Sometimes these two words echo loudly in my mind. I have to be good enough to be noticed, good enough to make a difference in the world, good enough to matter.
Even the pavement seems to whisper it with every step I take: be good enough, good enough, good enough.
Sometimes this poison takes the form of holy enough, funny enough, talented enough, whatever else enough, but it always points to my desperate yearning and need for others -- and myself -- to know that I am good enough. Good enough to be worthy. Good enough to be loved.
Usually when the good enough echo falls, it leaves me feeling like I'm not good enough, not good enough, not good enough. I either shrink back in fear of failure, or my restless and broken heart keeps trying to strive just a little further, until it reaches the point of defeated exhaustion in my efforts to be good enough.
But good enough is a lie.
The truth?
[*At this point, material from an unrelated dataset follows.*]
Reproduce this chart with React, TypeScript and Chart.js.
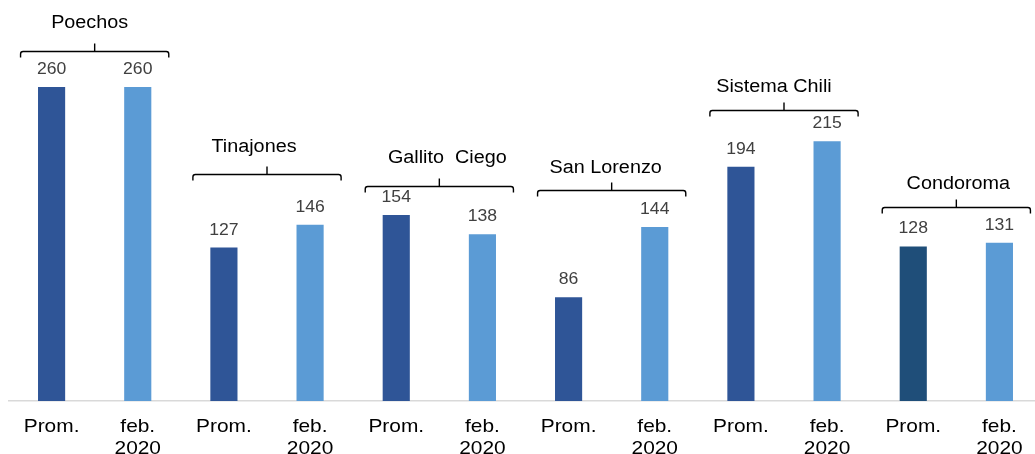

We are good -- without trying -- at the inmost being of who we are created to be.
God said so after he spoke us into being, in Genesis 1:31: "God looked at everything he had made, and he found it very good."
Of all the creatures he imagined into life, we are the ones he created in his holy and good image. He didn't say he found us good enough. Or not good enough. No, the holy God of the universe made us, looked and saw everything we were, are and ever will be, and then declared us very good.
When Adam and Eve took and ate the fruit of the tree of good and evil because the serpent lied to them and told them they weren't good enough as they were, that they weren't wise enough or alive enough, and that the God who blessed them with blessings beyond beautiful didn't love them enough to give them every good thing, God did not change his mind and declare us not good enough or bad. Instead, he pursued us harder to win us back to himself, desiring to speak the truth to us and help us believe it, even sending his only Son to prove to us that we are good. And worthy. And loved.
When Jesus died on the cross, he took our sin. He took the lies that serpent tells us and the lies we tell ourselves, he took the sins that we choose, and the lies that say we are contrary to good, and he destroyed them. His death on the cross proclaims what God knew and said in the very beginning: we are good.
Our God created us for himself. To be loved passionately by him. Trying to be good enough only gets in the way of the beautiful creation he created us as, the beautiful creation he loves deeply. It gets in the way of his transforming power that peels our sin away. We have to stop believing a snake that tells us we aren't good enough. We have to believe the God who looks, sees everything we are, and still declares us very good.
Mia Pohlman is a Perryville, Mo., native studying at Truman State University. She loves performing, God and the color purple -- not necessarily in that order.